BANGKOK, April 25 (Xinhua) -- Tobacco giant Philip Morris International's Thai unit Monday denies tax evasion charges in the Criminal Court of Thailand.

Thai prosecutors accused eight executives from the Thai unit of the company of dodging massive import tax by under-declaring the value of 272 batches of its L&M and Marlboro cigarettes from Philippines between 2003 and 2006.

The total cost of all the imported goods and the evaded tax amounts to some 20 billion baht (570 million USD).

Four other foreign executives have also been charged but have left the country.

According to Thai customs law, if convicted, the company could be fined fourfold of the unpaid tax plus the value of the imports and those defendants could face a maximum of 10 years in jail.

The company denies the allegations as they did before.

"We would like to encourage the Thai government to reconsider these meritless charges which will harm Thailand's standing in the trade community and ultimately cause damage to the Thai economy and thus the Thai people," said managing director of Philip Morris Thailand, Alejandro Paschalides in a statement.
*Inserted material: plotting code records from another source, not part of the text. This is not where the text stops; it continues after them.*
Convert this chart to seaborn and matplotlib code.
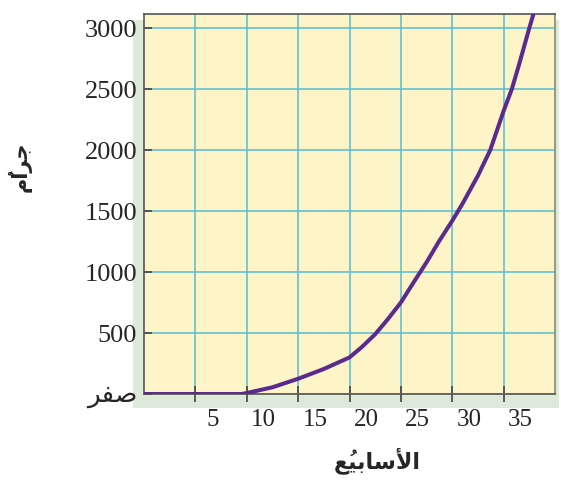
import numpy as np
import pandas as pd
import matplotlib
matplotlib.use("Agg")
import matplotlib.pyplot as plt
import seaborn as sns
from matplotlib.patches import Rectangle
from matplotlib.transforms import ScaledTranslation

# ---- data ----
weeks = [0, 9.5, 10, 12.5, 15, 17.5, 20, 21.2, 22.5, 23.7, 25, 26.2, 27.5, 28.7, 30, 31, 32.5, 33.7, 35, 35.8, 36.5, 37.5, 38.2]
grams = [0, 0, 8, 55, 125, 205, 300, 385, 490, 610, 750, 910, 1080, 1250, 1420, 1560, 1790, 2000, 2320, 2500, 2700, 3000, 3200]

x_ticks = [5, 10, 15, 20, 25, 30, 35]
x_tick_labels = ["5", "10", "15", "20", "25", "30", "35"]
y_ticks = [0, 500, 1000, 1500, 2000, 2500, 3000]
# "صفر" shaped manually (visual order, presentation forms)
y_tick_labels = ["\uFEAE\uFED4\uFEBB", "500", "1000", "1500", "2000", "2500", "3000"]
x_label = "\uFECA\u064F\uFEF4\uFE91\uFE8E\uFEB3\uFEF7\uFE8D"   # الأسابيعُ
y_label = "\uFEE1\u064C\uFE8D\uFEAE\uFE9F"                     # جرامٌ

df = pd.DataFrame({"week": weeks, "grams": grams})

sns.set_theme(style="white")
plt.rcParams["font.family"] = ["Liberation Serif", "DejaVu Sans"]

fig = plt.figure(figsize=(5.61, 4.96), dpi=100)
ax = fig.add_axes([144/561, 1-394/496, (555-144)/561, (394-14)/496])

# pale green shadow behind plot
fig.add_artist(Rectangle((133/561, 1-408/496), (559-133)/561, (408-20)/496,
                         transform=fig.transFigure, facecolor="#dde9d9",
                         edgecolor="none", zorder=-1))

ax.set_facecolor("#fdf4c7")
sns.lineplot(data=df, x="week", y="grams", ax=ax, color="#5a2a8e",
             linewidth=2.9, sort=False, zorder=3)

ax.set_xlim(0, 40)
ax.set_ylim(0, 3115)
ax.set_xticks(x_ticks)
ax.set_xticklabels(x_tick_labels, fontsize=18, family=["Liberation Serif"])
ax.set_yticks(y_ticks)
ax.set_yticklabels(y_tick_labels, fontsize=19, family=["Liberation Serif", "DejaVu Sans"])

ax.grid(True, color="#56bcd4", linewidth=1.1)
ax.set_axisbelow(True)

for s in ax.spines.values():
    s.set_color("#555555")
    s.set_linewidth(1.2)
ax.spines["right"].set_color("#8a8a70")

ax.tick_params(axis="y", direction="in", length=6, width=1.2, color="#444444", pad=5, left=True)
ax.tick_params(axis="x", direction="inout", length=11, width=1.2, color="#444444", pad=5, bottom=True)

for lab in ax.get_xticklabels():
    lab.set_transform(lab.get_transform() + ScaledTranslation(17/100, 0, fig.dpi_scale_trans))

ax.set_xlabel(x_label, fontsize=16, fontweight="bold", family=["DejaVu Sans"])
ax.xaxis.set_label_coords((377-144)/411, (394-447)/380)
ax.set_ylabel(y_label, fontsize=15, fontweight="bold", family=["DejaVu Sans"], rotation=90, va="center")
ax.yaxis.set_label_coords((20-144)/411, (394-167)/380)

fig.savefig("out.png", dpi=100)
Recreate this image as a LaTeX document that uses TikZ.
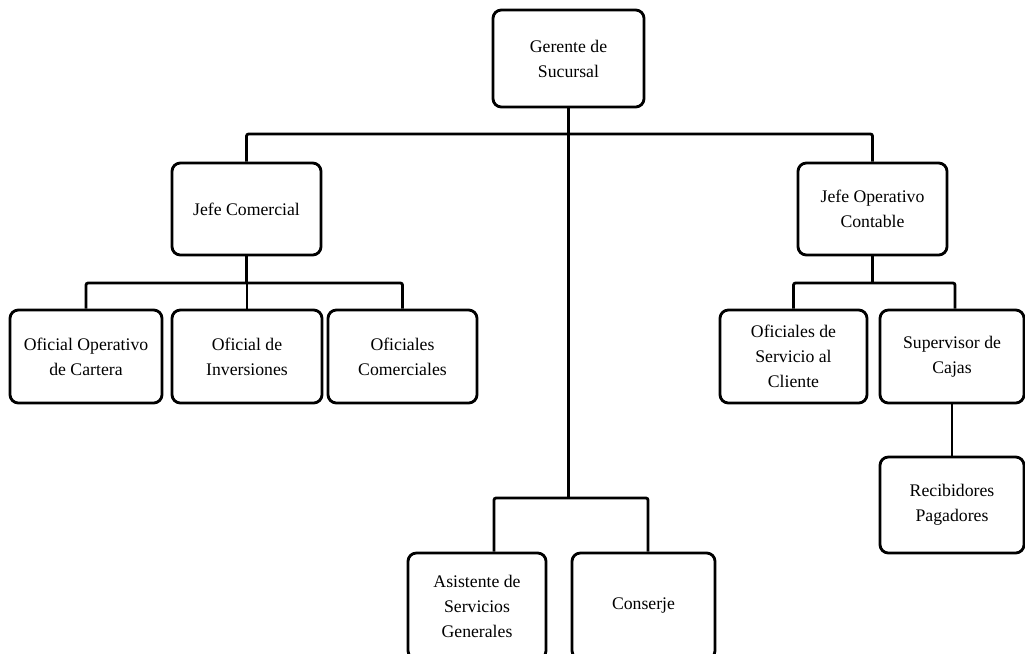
\documentclass[tikz,border=0pt]{standalone}
\usepackage{fontspec}
\setmainfont{Liberation Serif}
\usetikzlibrary{calc}
\tikzset{
  blk/.style={draw,rectangle,rounded corners=6pt,line width=2pt,fill=white,align=center,inner sep=0pt,font=\fontsize{12.6}{17.8}\selectfont},
  conn/.style={line width=2pt,rounded corners=1.5pt}
}
\begin{document}
\begin{tikzpicture}[x=0.025cm,y=-0.025cm]
  \useasboundingbox[fill=white] (0,0) rectangle (1025,653);

  % connectors first, boxes on top
  \coordinate (busTop) at (568.5,134);
  \coordinate (busLow) at (568.5,498);
  \coordinate (jcomBus) at (246.5,283);
  \coordinate (jopBus) at (872.5,283);

  \node[blk,minimum width=3.775cm,minimum height=2.425cm] (gerente) at (568.5,58.5) {Gerente de\\Sucursal};

  \node[blk,minimum width=3.725cm,minimum height=2.3cm] (jcom) at (246.5,209) {Jefe Comercial};
  \node[blk,minimum width=3.725cm,minimum height=2.3cm] (jop) at (872.5,209) {Jefe Operativo\\Contable};

  \node[blk,minimum width=3.8cm,minimum height=2.325cm] (ofop) at (86,356.5) {Oficial Operativo\\de Cartera};
  \node[blk,minimum width=3.75cm,minimum height=2.325cm] (ofinv) at (247,356.5) {Oficial de\\Inversiones};
  \node[blk,minimum width=3.725cm,minimum height=2.325cm] (ofcom) at (402.5,356.5) {Oficiales\\Comerciales};

  \node[blk,minimum width=3.675cm,minimum height=2.325cm] (ofserv) at (793.5,356.5) {Oficiales de\\Servicio al\\Cliente};
  \node[blk,minimum width=3.6cm,minimum height=2.325cm] (supcaj) at (952,356.5) {Supervisor de\\Cajas};
  \node[blk,minimum width=3.6cm,minimum height=2.4cm] (recib) at (952,505) {Recibidores\\Pagadores};

  % lower pair runs past the page edge
  \node[blk,minimum width=3.45cm,minimum height=2.65cm] (asist) at (477,606) {Asistente de\\Servicios\\Generales};
  \node[blk,minimum width=3.575cm,minimum height=2.65cm] (consj) at (643.5,606) {Conserje};

  \draw[conn] (gerente.south) -- (busLow);
  \draw[conn] (jcom.north) |- (busTop) -| (jop.north);

  \draw[conn] (jcom.south) -- (jcomBus);
  \draw[conn] (ofop.north) |- (jcomBus) -| (ofcom.north);
  \draw[conn] (ofinv.north) -- (ofinv.north |- jcomBus);

  \draw[conn] (jop.south) -- (jopBus);
  \draw[conn] (ofserv.north) |- (jopBus) -| ($(supcaj.north)+(3,0)$);
  \draw[conn] (supcaj) -- (recib);

  \draw[conn] ($(asist.north)+(17,0)$) |- (busLow) -| ($(consj.north)+(4.5,0)$);
\end{tikzpicture}
\end{document}
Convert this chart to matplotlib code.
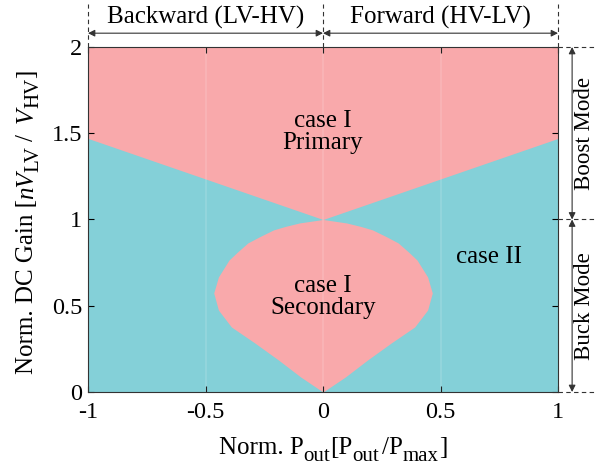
import numpy as np
import matplotlib
matplotlib.use("Agg")
import matplotlib.pyplot as plt
from matplotlib.transforms import IdentityTransform

plt.rcParams['font.family'] = ['Liberation Serif', 'DejaVu Serif']
plt.rcParams['axes.unicode_minus'] = False

# Граница области case I Primary (верхняя часть): P -> коэффициент
upper_p = [-1.0, 0.0, 1.0]
upper_gain = [1.47, 1.0, 1.47]

# Граница области case I Secondary: коэффициент -> полуширина по мощности
lens_gain = [0.0, 0.087, 0.186, 0.284, 0.377, 0.475, 0.574, 0.667, 0.765, 0.81,
             0.864, 0.90, 0.94, 0.96, 0.98, 0.99, 1.0]
lens_half = [0.0, 0.095, 0.19, 0.29, 0.39, 0.445, 0.465, 0.445, 0.40, 0.365,
             0.32, 0.27, 0.21, 0.16, 0.10, 0.05, 0.0]

xticks = [-1, -0.5, 0, 0.5, 1]
yticks = [0, 0.5, 1, 1.5, 2]

pink = '#F9A9AB'
cyan = '#84D0D8'
fs = 18
fs_tick = 17.5
fs_sub = 15
dark = '#333333'

fig = plt.figure(figsize=(5.97, 4.68), dpi=100)
ax = fig.add_axes([0.1474, 0.1624, 0.7873, 0.7372])

ax.set_facecolor(cyan)
ax.fill_between(upper_p, upper_gain, 2, color=pink, lw=0)
lh = np.array(lens_half)
ax.fill_betweenx(lens_gain, -lh, lh, color=pink, lw=0)

# слабые вертикальные полосы
for xv in [-0.5, 0, 0.5]:
    ax.axvline(xv, color='white', lw=1.2, alpha=0.15)

ax.text(0, 1.51, 'case I\nPrimary', ha='center', va='center', fontsize=fs, linespacing=1.0)
ax.text(0, 0.548, 'case I\nSecondary', ha='center', va='center', fontsize=fs, linespacing=1.0)
ax.text(0.708, 0.78, 'case II', ha='center', va='center', fontsize=fs)

ax.set_xlim(-1, 1)
ax.set_ylim(0, 2)
ax.set_xticks(xticks)
ax.set_xticklabels(['-1', '-0.5', '0', '0.5', '1'])
ax.set_yticks(yticks)
ax.set_yticklabels(['0', '0.5', '1', '1.5', '2'])
ax.tick_params(direction='in', top=True, right=True, labelsize=fs_tick, length=4)
ax.tick_params(axis='x', pad=7)
ax.tick_params(axis='y', pad=4)
for s in ax.spines.values():
    s.set_linewidth(0.8)
    s.set_color(dark)

# направления передачи мощности сверху
tr_top = ax.get_xaxis_transform()
for xv in [-1, 0, 1]:
    ax.plot([xv, xv], [1.0, 1.125], transform=tr_top, color=dark,
            lw=0.8, ls=(0, (4, 3)), clip_on=False)
for x0, x1, lbl in [(-1, 0, 'Backward (LV-HV)'), (0, 1, 'Forward (HV-LV)')]:
    ax.annotate('', xy=(x0, 1.04), xytext=(x1, 1.04), xycoords=tr_top, textcoords=tr_top,
                arrowprops=dict(arrowstyle='<|-|>', color=dark, lw=0.8,
                                shrinkA=0, shrinkB=0, mutation_scale=10))
    ax.text((x0 + x1) / 2, 1.087, lbl, transform=tr_top, ha='center', va='center', fontsize=fs)

# режимы справа
tr_right = ax.get_yaxis_transform()
for yv in [0, 1, 2]:
    ax.plot([1.0, 1.085], [yv, yv], transform=tr_right, color=dark,
            lw=0.8, ls=(0, (4, 3)), clip_on=False)
for y0, y1, lbl in [(1, 2, 'Boost Mode'), (0, 1, 'Buck Mode')]:
    ax.annotate('', xy=(1.03, y0), xytext=(1.03, y1), xycoords=tr_right, textcoords=tr_right,
                arrowprops=dict(arrowstyle='<|-|>', color=dark, lw=0.8,
                                shrinkA=0, shrinkB=0, mutation_scale=10))
    ax.text(1.056, (y0 + y1) / 2, lbl, transform=tr_right, ha='center', va='center',
            rotation=90, fontsize=16.5)


# подписи осей собираются из кусков, чтобы индексы были крупными
def rich_label(pieces, x0, y0, rotation=0):
    # pieces: (текст, размер, стиль, сдвиг базовой линии в px, отступ после в px)
    renderer = fig.canvas.get_renderer()
    arts, widths = [], []
    for s, size, style, shift, gap in pieces:
        t = fig.text(0, 0, s, fontsize=size, style=style, transform=IdentityTransform(),
                     ha='left', va='baseline', rotation=rotation, rotation_mode='anchor')
        bb = t.get_window_extent(renderer)
        widths.append((bb.width if rotation == 0 else bb.height) + gap)
        arts.append(t)
    pos = -sum(widths) / 2
    for t, w, p in zip(arts, widths, pieces):
        if rotation == 0:
            t.set_position((x0 + pos, y0 - p[3]))
        else:
            t.set_position((x0 + p[3], y0 + pos))
        pos += w


xlabel_parts = [('Norm. P', fs, 'normal', 0, 0), ('out', fs_sub, 'normal', 7, 0),
                ('[P', fs, 'normal', 0, 0), ('out', fs_sub, 'normal', 7, 3),
                ('/P', fs, 'normal', 0, 0), ('max', fs_sub, 'normal', 7, 0),
                (']', fs, 'normal', 0, 0)]
rich_label(xlabel_parts, 333, 14)

ylabel_parts = [('Norm. DC Gain [', fs, 'normal', 0, 0), ('nV', fs, 'italic', 0, 0),
                ('LV', fs_sub, 'normal', 5, 5), ('/ ', fs, 'normal', 0, 4),
                ('V', fs, 'italic', 0, 0), ('HV', fs_sub, 'normal', 5, 0),
                (']', fs, 'normal', 0, 0)]
rich_label(ylabel_parts, 33, 246, rotation=90)

fig.savefig('out.png', dpi=100)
Lawyer of the defendants asked the court for time to check those documents presented by prosecutors as evidence and the court thus arrange a meeting for both sides to discuss the case in June and the next hearing for October.

The probe into this case started in 2006, but has spanned the past 10 years. In 2011, the attorney general at the time recommended against charging the tobacco giant, but prosecution restarted two years later.

The Office of the Attorney General announced in January this year that it has filed formal charges against the company in the Criminal Court.